In the listing that follows, retype every line from the first through the one containing "minimum height=37pt] (videoteca)". Pictures are to be left out.

**Data**
>> START

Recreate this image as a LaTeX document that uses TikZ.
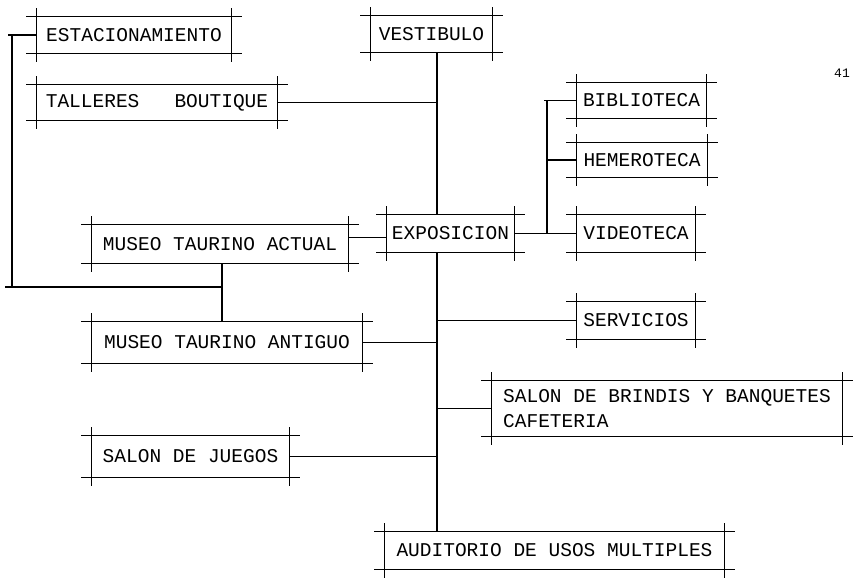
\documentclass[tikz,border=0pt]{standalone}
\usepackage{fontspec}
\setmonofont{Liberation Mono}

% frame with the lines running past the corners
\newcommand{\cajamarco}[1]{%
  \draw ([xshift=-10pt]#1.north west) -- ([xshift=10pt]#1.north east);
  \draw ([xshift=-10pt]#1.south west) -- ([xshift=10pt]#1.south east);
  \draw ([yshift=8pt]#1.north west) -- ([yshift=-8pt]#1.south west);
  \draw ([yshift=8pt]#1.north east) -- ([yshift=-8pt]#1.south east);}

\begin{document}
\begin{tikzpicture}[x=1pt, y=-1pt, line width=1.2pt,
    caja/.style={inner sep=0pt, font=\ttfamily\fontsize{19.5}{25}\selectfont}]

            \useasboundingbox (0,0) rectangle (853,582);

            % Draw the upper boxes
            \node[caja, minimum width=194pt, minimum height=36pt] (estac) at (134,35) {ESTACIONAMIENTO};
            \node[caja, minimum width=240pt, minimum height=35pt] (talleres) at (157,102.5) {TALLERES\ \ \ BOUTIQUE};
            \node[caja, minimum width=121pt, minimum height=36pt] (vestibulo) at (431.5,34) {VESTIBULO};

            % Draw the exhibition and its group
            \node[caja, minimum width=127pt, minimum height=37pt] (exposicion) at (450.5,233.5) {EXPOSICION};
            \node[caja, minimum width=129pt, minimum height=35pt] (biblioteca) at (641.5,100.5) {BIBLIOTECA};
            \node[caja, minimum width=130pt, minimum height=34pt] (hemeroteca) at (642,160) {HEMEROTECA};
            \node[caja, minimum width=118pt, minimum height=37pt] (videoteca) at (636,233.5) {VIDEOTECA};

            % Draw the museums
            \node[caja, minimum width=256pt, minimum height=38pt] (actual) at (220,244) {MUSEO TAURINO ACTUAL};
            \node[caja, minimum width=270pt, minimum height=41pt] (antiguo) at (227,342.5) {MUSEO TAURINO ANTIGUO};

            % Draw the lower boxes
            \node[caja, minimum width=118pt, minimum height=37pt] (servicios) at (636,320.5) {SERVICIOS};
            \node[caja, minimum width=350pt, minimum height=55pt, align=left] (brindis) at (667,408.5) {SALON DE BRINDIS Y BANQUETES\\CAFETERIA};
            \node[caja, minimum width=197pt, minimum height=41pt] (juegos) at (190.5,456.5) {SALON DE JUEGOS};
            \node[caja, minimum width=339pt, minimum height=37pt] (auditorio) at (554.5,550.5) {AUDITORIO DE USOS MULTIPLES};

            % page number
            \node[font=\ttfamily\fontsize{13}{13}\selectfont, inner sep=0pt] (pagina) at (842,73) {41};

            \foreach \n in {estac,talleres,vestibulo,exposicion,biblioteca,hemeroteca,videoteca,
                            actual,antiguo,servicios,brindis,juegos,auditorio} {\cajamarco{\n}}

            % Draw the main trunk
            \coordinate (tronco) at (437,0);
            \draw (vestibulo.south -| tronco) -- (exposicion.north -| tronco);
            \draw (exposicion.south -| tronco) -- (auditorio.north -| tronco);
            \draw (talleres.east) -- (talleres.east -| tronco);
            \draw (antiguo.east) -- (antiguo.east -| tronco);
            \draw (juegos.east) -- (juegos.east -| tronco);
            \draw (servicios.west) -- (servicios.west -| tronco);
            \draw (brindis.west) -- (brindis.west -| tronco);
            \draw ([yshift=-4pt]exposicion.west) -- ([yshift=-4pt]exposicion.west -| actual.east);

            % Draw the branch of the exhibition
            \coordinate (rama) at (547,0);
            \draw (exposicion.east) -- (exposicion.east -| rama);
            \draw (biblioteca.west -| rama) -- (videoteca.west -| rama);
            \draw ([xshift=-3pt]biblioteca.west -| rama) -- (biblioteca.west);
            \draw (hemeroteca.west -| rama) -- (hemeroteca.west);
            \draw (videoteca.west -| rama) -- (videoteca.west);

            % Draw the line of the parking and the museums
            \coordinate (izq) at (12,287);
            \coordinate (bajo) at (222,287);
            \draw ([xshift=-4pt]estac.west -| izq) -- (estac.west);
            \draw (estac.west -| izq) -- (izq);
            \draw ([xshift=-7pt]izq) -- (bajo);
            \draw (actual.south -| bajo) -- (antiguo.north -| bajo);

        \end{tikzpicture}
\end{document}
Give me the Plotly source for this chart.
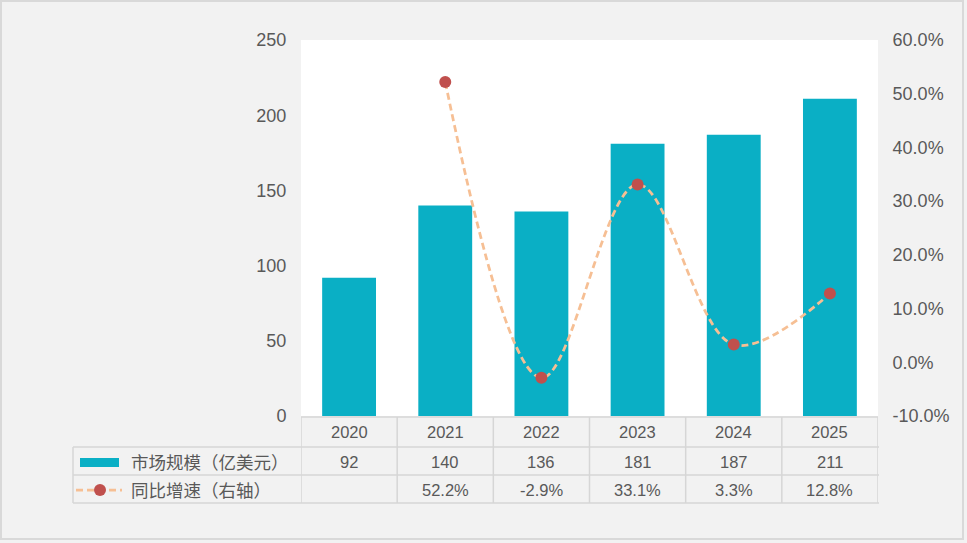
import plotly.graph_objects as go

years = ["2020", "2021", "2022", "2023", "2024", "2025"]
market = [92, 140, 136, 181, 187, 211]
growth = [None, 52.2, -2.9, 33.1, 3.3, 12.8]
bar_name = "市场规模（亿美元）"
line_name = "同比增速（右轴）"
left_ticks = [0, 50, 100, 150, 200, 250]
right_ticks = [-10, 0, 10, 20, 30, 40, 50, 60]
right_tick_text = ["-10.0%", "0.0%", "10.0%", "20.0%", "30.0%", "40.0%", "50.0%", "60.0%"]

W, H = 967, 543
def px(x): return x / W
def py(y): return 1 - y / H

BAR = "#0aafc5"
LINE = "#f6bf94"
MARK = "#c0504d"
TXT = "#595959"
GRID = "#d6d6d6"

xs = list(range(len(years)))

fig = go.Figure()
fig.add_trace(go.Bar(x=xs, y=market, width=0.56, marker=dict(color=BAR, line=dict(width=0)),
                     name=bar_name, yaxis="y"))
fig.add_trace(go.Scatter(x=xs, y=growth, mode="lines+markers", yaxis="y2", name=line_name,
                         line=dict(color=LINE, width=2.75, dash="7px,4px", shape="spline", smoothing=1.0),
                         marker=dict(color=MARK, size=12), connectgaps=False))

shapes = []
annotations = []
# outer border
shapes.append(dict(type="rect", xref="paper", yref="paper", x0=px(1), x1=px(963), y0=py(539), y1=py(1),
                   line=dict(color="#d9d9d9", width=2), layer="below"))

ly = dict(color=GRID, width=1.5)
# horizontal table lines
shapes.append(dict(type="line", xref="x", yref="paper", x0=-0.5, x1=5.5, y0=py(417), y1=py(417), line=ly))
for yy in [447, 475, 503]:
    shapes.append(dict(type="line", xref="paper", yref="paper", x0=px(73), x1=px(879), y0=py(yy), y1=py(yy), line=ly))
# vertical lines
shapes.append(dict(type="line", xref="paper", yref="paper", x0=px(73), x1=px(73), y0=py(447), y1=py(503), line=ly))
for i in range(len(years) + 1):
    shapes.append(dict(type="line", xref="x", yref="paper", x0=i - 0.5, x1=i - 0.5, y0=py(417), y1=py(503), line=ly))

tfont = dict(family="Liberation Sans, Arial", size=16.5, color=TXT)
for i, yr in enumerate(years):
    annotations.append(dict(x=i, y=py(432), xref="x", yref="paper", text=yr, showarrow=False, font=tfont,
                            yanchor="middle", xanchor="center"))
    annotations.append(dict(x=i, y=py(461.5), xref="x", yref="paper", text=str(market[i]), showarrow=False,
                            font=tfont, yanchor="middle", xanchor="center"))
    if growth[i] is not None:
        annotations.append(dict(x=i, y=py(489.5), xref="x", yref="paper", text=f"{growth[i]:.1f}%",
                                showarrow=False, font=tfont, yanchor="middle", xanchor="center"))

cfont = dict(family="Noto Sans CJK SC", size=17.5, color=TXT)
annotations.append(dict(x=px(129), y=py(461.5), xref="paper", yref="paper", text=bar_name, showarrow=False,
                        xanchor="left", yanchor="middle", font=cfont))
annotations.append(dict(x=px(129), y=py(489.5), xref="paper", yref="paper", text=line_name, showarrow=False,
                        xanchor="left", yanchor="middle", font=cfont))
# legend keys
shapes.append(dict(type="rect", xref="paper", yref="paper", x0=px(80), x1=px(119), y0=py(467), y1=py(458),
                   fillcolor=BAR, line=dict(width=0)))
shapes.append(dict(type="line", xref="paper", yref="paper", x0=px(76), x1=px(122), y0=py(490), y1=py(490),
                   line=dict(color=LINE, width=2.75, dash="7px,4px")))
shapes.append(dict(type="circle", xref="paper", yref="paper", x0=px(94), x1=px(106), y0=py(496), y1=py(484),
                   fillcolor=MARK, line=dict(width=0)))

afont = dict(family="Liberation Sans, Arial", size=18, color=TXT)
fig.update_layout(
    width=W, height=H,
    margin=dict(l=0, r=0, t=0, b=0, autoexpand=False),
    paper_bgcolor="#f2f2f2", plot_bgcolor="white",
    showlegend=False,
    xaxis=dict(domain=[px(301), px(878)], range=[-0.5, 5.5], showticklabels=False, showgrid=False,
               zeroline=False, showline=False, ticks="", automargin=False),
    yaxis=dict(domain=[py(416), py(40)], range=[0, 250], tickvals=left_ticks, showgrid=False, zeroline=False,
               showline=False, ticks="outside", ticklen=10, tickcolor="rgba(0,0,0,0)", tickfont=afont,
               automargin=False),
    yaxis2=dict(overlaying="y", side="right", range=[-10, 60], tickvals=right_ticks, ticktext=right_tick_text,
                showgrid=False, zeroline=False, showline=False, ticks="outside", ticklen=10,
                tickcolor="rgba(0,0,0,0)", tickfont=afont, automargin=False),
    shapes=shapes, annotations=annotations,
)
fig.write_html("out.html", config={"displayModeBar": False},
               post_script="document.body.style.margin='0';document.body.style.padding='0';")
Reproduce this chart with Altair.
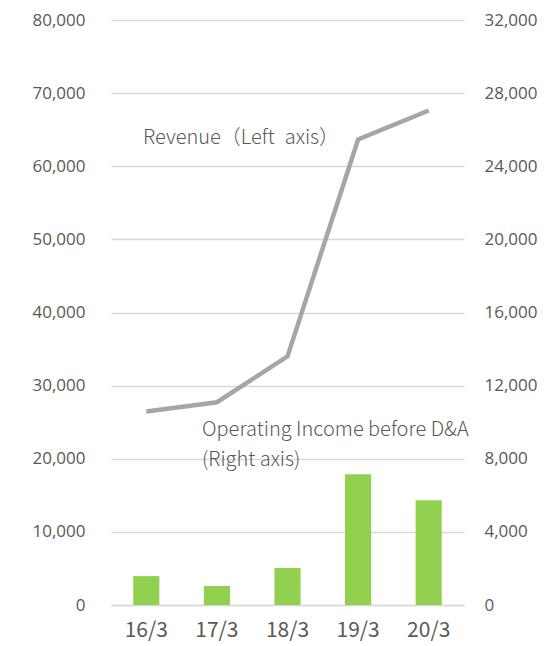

>> END

**Exercise solution**
Recreate this image as a LaTeX document that uses TikZ.
\documentclass[tikz,border=0pt]{standalone}
\usepackage{fontspec}
\setmonofont{Liberation Mono}

% frame with the lines running past the corners
\newcommand{\cajamarco}[1]{%
  \draw ([xshift=-10pt]#1.north west) -- ([xshift=10pt]#1.north east);
  \draw ([xshift=-10pt]#1.south west) -- ([xshift=10pt]#1.south east);
  \draw ([yshift=8pt]#1.north west) -- ([yshift=-8pt]#1.south west);
  \draw ([yshift=8pt]#1.north east) -- ([yshift=-8pt]#1.south east);}

\begin{document}
\begin{tikzpicture}[x=1pt, y=-1pt, line width=1.2pt,
    caja/.style={inner sep=0pt, font=\ttfamily\fontsize{19.5}{25}\selectfont}]

            \useasboundingbox (0,0) rectangle (853,582);

            % Draw the upper boxes
            \node[caja, minimum width=194pt, minimum height=36pt] (estac) at (134,35) {ESTACIONAMIENTO};
            \node[caja, minimum width=240pt, minimum height=35pt] (talleres) at (157,102.5) {TALLERES\ \ \ BOUTIQUE};
            \node[caja, minimum width=121pt, minimum height=36pt] (vestibulo) at (431.5,34) {VESTIBULO};

            % Draw the exhibition and its group
            \node[caja, minimum width=127pt, minimum height=37pt] (exposicion) at (450.5,233.5) {EXPOSICION};
            \node[caja, minimum width=129pt, minimum height=35pt] (biblioteca) at (641.5,100.5) {BIBLIOTECA};
            \node[caja, minimum width=130pt, minimum height=34pt] (hemeroteca) at (642,160) {HEMEROTECA};
            \node[caja, minimum width=118pt, minimum height=37pt] (videoteca) at (636,233.5) {VIDEOTECA};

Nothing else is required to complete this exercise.